Keep in mind that a mature plant will usually bloom every two years. The hybrids can be easier so maybe give them a try.


----------



## ehanes7612 (Mar 15, 2013)

yes....much easier...and to add, if a multifloral paph is not treated well it will take years to recover , if it recovers..if you want to buy a multifloral paph try one from Parkside orchids in NJ or Piping Rock in NY..you are guaranteed a good quality orchid ( a little pricey though) that will be BS if they say its BS..Parkisde actually has quite a few multi's in bud they list on their specials page


----------



## Ray (Mar 15, 2013)

Pssst. Pssst. Parkside is in PA.


Ray Barkalow
Sent using Tapatalk


----------



## ehanes7612 (Mar 15, 2013)

Ray said:


> Pssst. Pssst. Parkside is in PA.
> 
> 
> Ray Barkalow
> Sent using Tapatalk



oh right..duh


----------



## Eric Muehlbauer (Mar 15, 2013)

No question- Phrags are much easier than multifloral paphs. However, if you want to try multi's, then go first for haynaldianum, lowii, and hybrids with those species. They are much faster growing, more tolerant, and more easy to bloom than the main group of multi's.


----------



## NYEric (Mar 17, 2013)

Shiva said:


> However, phragmipedium flowers are sequential, that is, a flower opens up, last for several days then falls off still beautiful, to be immediately replaced by another flower. On a good size plant, this can go on for months and sometimes years in some cases, especially if it has many spikes or many branches on the same spike, with each having one or two flowers open at the same time..

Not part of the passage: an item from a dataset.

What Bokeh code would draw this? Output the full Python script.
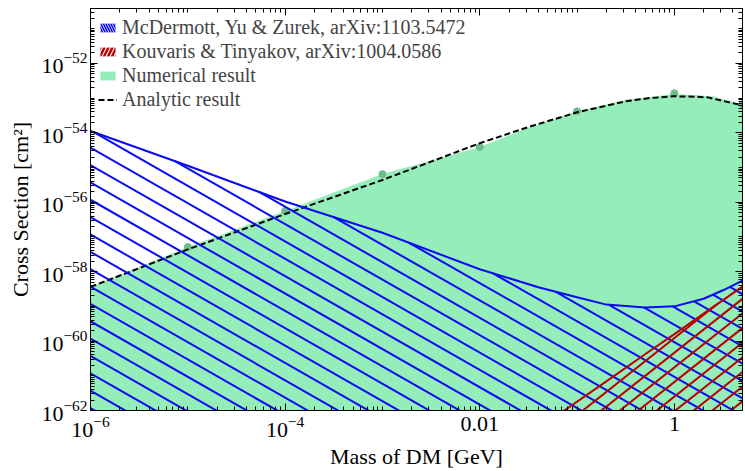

This is not necessarily true, there are crosses that will hold multiple blooms, Don Wimber, dalessandroi hybrids,etc. 



Shiva said:


> Multifolral paphs are more fussy and slower to grow and may take many years to send up the first spike. A strong one can send one or more spikes with up to five or six flowers, all open at the same time. The flowers may last for a month or more then the flowers fall off and new growth starts. It will only flower again once this growth is complete, which may take up to two or three years.
> Both types are well worth growing and can accomodate to the same conditions of culture. Phrags will need more frequent waterings however.



I dont think that multi Paphs are harder or slower to grow, just some are harder to bloom, roth and sander hybids, etc. And yes, Phrags like it wetter than most Paphs.


----------



## DenmanNJ (Mar 18, 2013)

*Re: Growing Multifloral paphs............*



NYEric said:


> This is not necessarily true, there are crosses that will hold multiple blooms, Don Wimber, dalessandroi hybrids,etc.
> 
> 
> 
> I dont think that multi Paphs are harder or slower to grow, just some are harder to bloom, roth and sander hybids, etc. And yes, Phrags like it wetter than most Paphs.




What are the "cultural requirements" than for the roth and sander hybrids that will get them to bloom more reliably .... ?


----------



## Justin (Mar 18, 2013)

they can be successfully grown on a windowsill in your home. 

"ideal" conditions are intermediate/warm temps, bright light, and relative humidity >50%. 

you should give them a try!


----------



## vandaalex (Mar 18, 2013)

I grow mine on a windowsill & underlights. I was able to bloom my lowii, adductum, sanderianum, philippinense, parishii and multifloral hybrids. I find lowii very easy to bloom.


----------



## Linus_Cello (Mar 18, 2013)

Phrags are generally easier to grow as you "can't overwater them" compared to multifloral paphs. However, I find my multifloral paphs easier to bloom than my phrags (too much light, not enough, too hot outdoors?). I switched to K-lite fertilizer about 9 months ago; hopefully I'll see results.


----------